Caused by: org.apache.spark.SparkException: Job aborted due to stage failure: Task 0 in stage 2.0 failed 1 times, most recent failure: Lost task 0.0 in stage 2.0 (TID 2)
代码:
val conf = new SparkConf().setMaster("local[*]").setAppName("four")
val sc = new SparkSession.Builder()
.config("hive.exec.dynamic.partition", "true")
.config("hive.exec.dynamic.partition.mode", "nonstrict")
.config(conf)
.enableHiveSupport()
.getOrCreate()
//写入hive表操作
df.write
.format("hive")
.mode(SaveMode.Append)
.saveAsTable("user.user_info")
报错分析:
由于写入时我认为是连接hive时不稳定导致的写入报错
问题解决
dfs.client.use.datanode.hostname=true
val conf = new SparkConf().setMaster("local[*]").setAppName("four")
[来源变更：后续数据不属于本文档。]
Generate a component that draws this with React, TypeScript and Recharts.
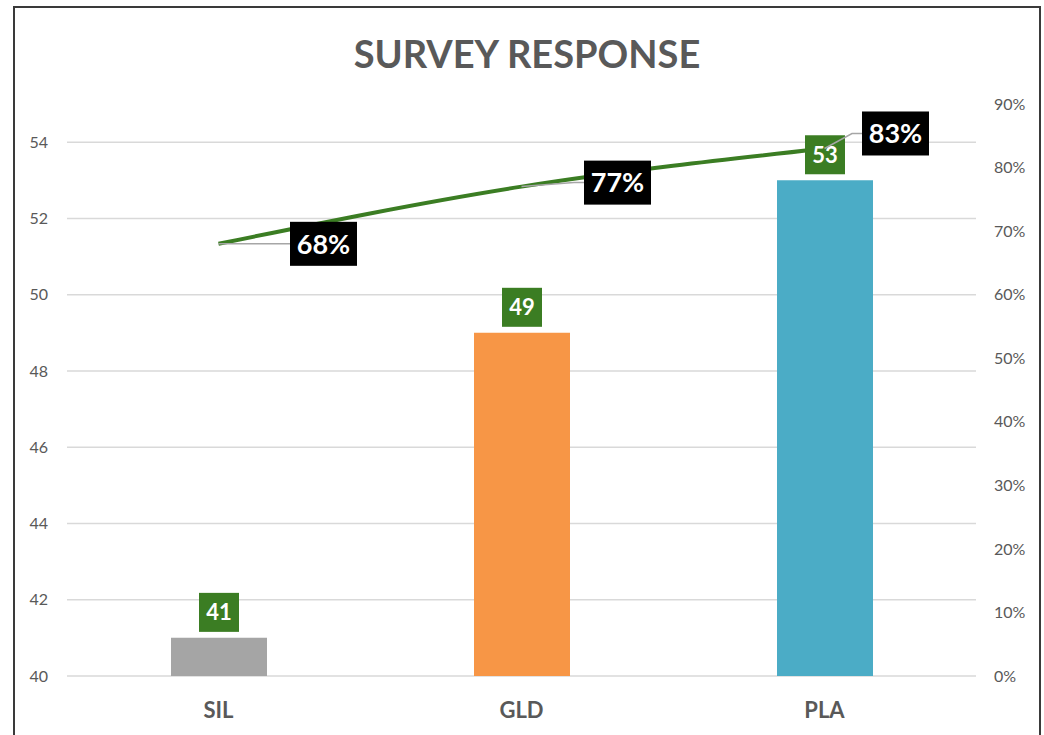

.set("dfs.client.use.datanode.hostname", "true")
val sc = new SparkSession.Builder()
.config("hive.exec.dynamic.partition", "true")
.config("hive.exec.dynamic.partition.mode", "nonstrict")
.config(conf)
.enableHiveSupport()
.getOrCreate()
//写入hive表操作
df.write
.format("hive")
.mode(SaveMode.Append)
.saveAsTable("user.user_info")
HDFS客户端直接使用DataNode的主机名而不是IP地址来连接到DataNode。
默认情况下,HDFS客户端会使用DataNode的IP地址来建立连接。但是,在某些情况下,可能存在多个IP地址对应同一个主机名的情况,这时客户端可能会连接到错误的DataNode。通过设置
dfs.client.use.datanode.hostname
为true
,客户端会使用主机名来建立连接,从而避免这个问题。